Spin/Valley pumping of resident electrons in WSe2 and WS2 monolayers

TL;DR

This paper demonstrates highly efficient optical spin and valley polarization of resident electrons in n-doped WSe2 and WS2 monolayers using continuous wave laser excitation, revealing large dynamic electron polarization effects.

Contribution

It introduces a novel method for optical pumping of resident electrons in monolayer transition metal dichalcogenides, achieving significant polarization effects with continuous wave laser.

Findings

Negative trion lines show opposite circular polarization sign.

Photoluminescence of triplet trion is over four times stronger with circular excitation.
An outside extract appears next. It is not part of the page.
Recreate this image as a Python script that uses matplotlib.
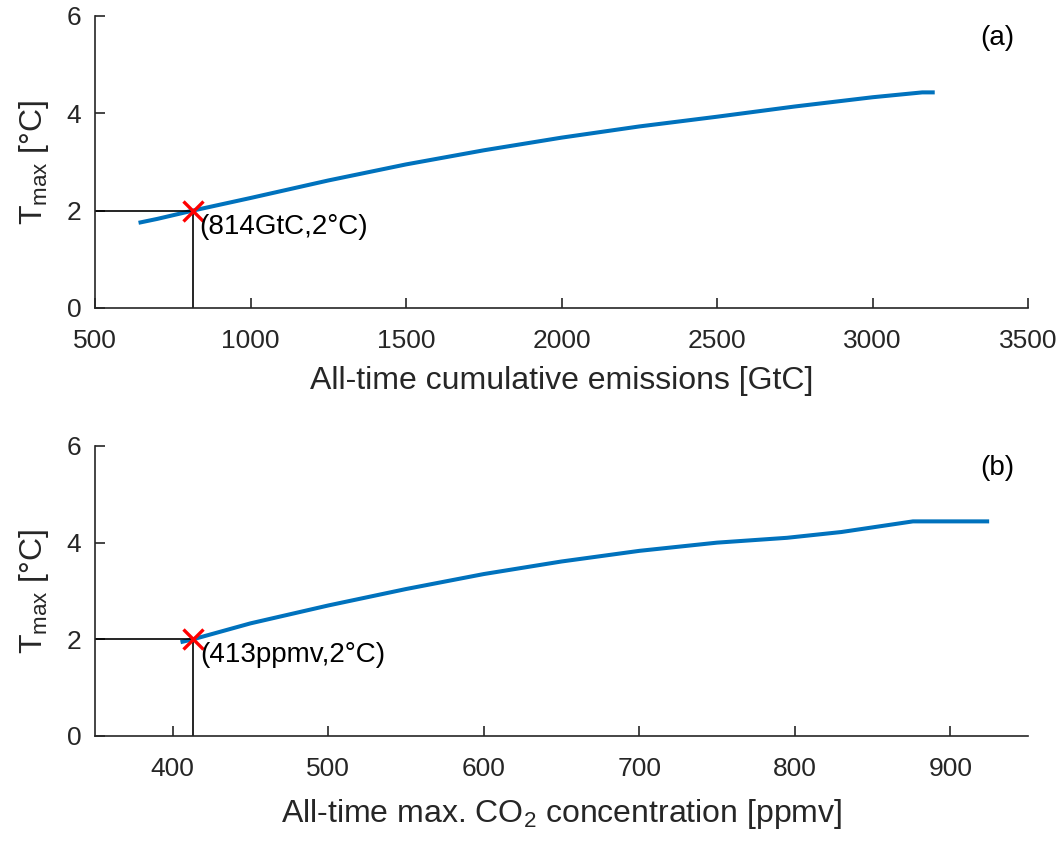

Large dynamic polarization of resident electrons is achieved using circular light.

Abstract

Monolayers of transition metal dichalcogenides are ideal materials to control both spin and valley degrees of freedom either electrically or optically. Nevertheless, optical excitation mostly generates excitons species with inherently short lifetime and spin/valley relaxation time. Here we demonstrate a very efficient spin/valley optical pumping of resident electrons in n-doped WSe2 and WS2 monolayers. We observe that, using a continuous wave laser and appropriate doping and excitation densities, negative trion doublet lines exhibit circular polarization of opposite sign and the photoluminescence intensity of the triplet trion is more than four times larger with circular excitation than with linear excitation. We interpret our results as a consequence of a large dynamic polarization of resident electrons using circular light.